One week after losing the lead on the final four holes at the US Senior Open, Kite moved ahead at No. 13 and secured the win by rolling a 60-foot eagle putt within 45cm and tapping in for birdie at No. 18. He finished at 13-under 203, one stroke ahead of Craig Stadler, who missed a 9m eagle putt on the final hole at the TPC of the Twin Cities.
Third-round leader Tom Purtzer, Larry Nelson and Vicente Fernandez tied for third at 10 under. Nelson made six birdies between the second and 12th hole and closed with a 6-under 66.
Sammy Rachels, Bruce Lietzke and David Eger tied for sixth at 9 under.
Stadler, trying to become the 50-and-over circuit's first three-time winner this year, started the final round three strokes back. He eagled the par-5 third to move within one stroke and made eight consecutive pars on the back nine.
Annika Sorenstam made two eagles in a course-record 8-under-par 64 for a two-stroke victory on Sunday at the HP Open -- a short drive from where the Hall of Fame golfer grew up.
Sorenstam won the event for the fourth time. She was two shots behind entering the final round and finished at 13-under 275 on the tough lakeside layout in Ullna.
"I was clearly disappointed how I played during the first two days," said Sorenstam, who last played the course as an amateur 15 years ago.
"I wanted to show what I can, especially in front of the home fans."
Her performance in the Ladies European Tour event followed a 13th-place showing at the British Open a week ago. The Swede has 69 titles worldwide, including seven majors.
Countrywoman Carin Koch, who shared the lead with Becky Morgan of Wales entering Sunday, closed with a 68 and for a 277. Morgan (70) was at 279 and Scotland's Janice Moodie (68) was at 280.

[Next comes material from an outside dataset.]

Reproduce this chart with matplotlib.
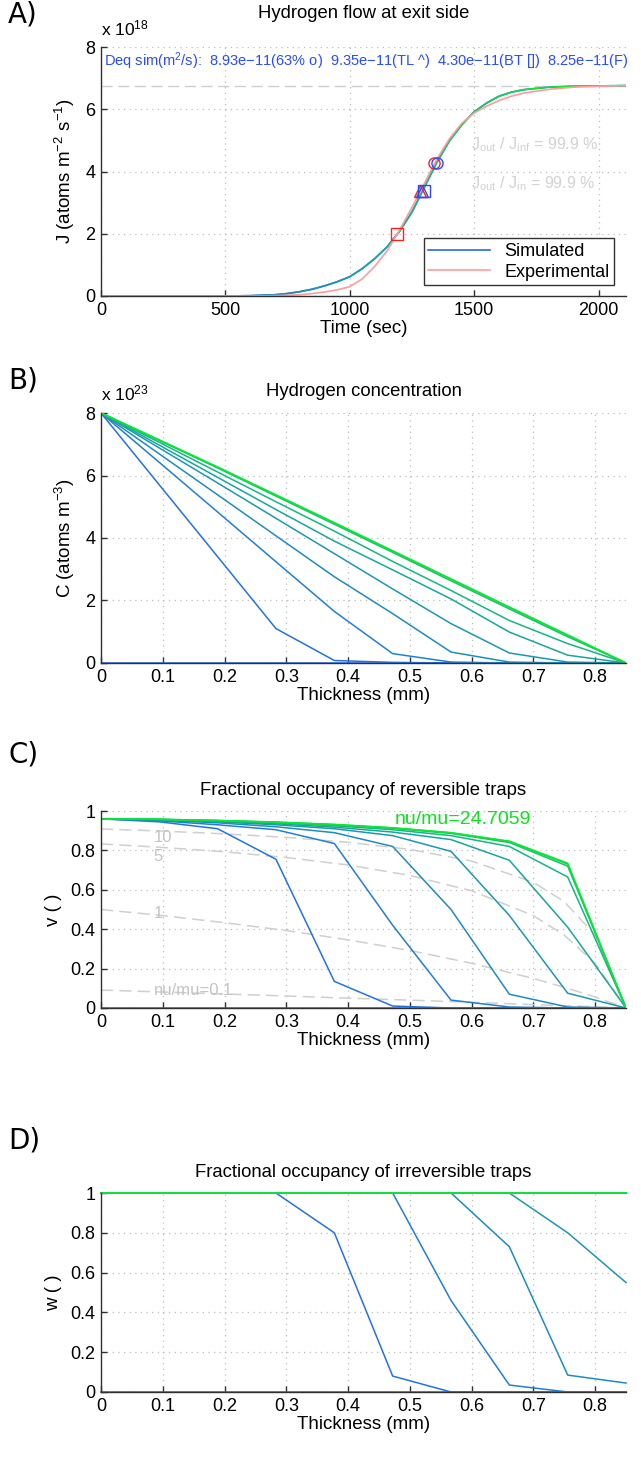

Sorenstam's first eagle came on the long fourth hole, where she nearly missed a double-eagle. Sorenstam then eagled the 12th, another par 5.
"It was really satisfying to play at least well on the final day when I really needed to," Sorenstam said. "It feels really special."
Sorenstam bettered the previous course record by three shots. Swedish amateur Louise Stahle shot a 67 in the opening round and former US Open champion Liselotte Neumann of Sweden matched it on Saturday. Neumann (71) finished at 286 and Stahle (73) at 287.
Ullna, one of Sweden's best courses, hosted five men's European Tour events in the 1980s. Tiger Woods played the SAS Invitational Match Play at Ullna four years ago and lost to Jesper Parnevik of Sweden. The world's top women returned there for the first time since 1982.
England's David Lynn overcame a four-stroke deficit with a final-round, 4-under-par 66, birdieing No. 18 for a three-shot victory in the KLM Dutch Open and his first win in 7 1/2 years on the PGA European Tour.
Lynn had entered the final day three strokes behind Australia's Richard Green, and fell another stroke back when Green birdied the opening hole.
But the 30-year-old Englishman recovered with a bogey-free, 3-under 32 on the front nine, and except for a lone slip on the par-4 11th, closed with birdies at Nos. 14 and 18 -- the final one despite driving into the high grass -- for a 16-under 264.
"I feel absolutely awesome," Lynn said. "I had to pull myself together, which I did because I had to finish the job off."
Lynn, who had one victory on the developmental European Challenge Tour in 1997, had twice previously finished second on the main tour, the last time in the 2001 Moroccan Open.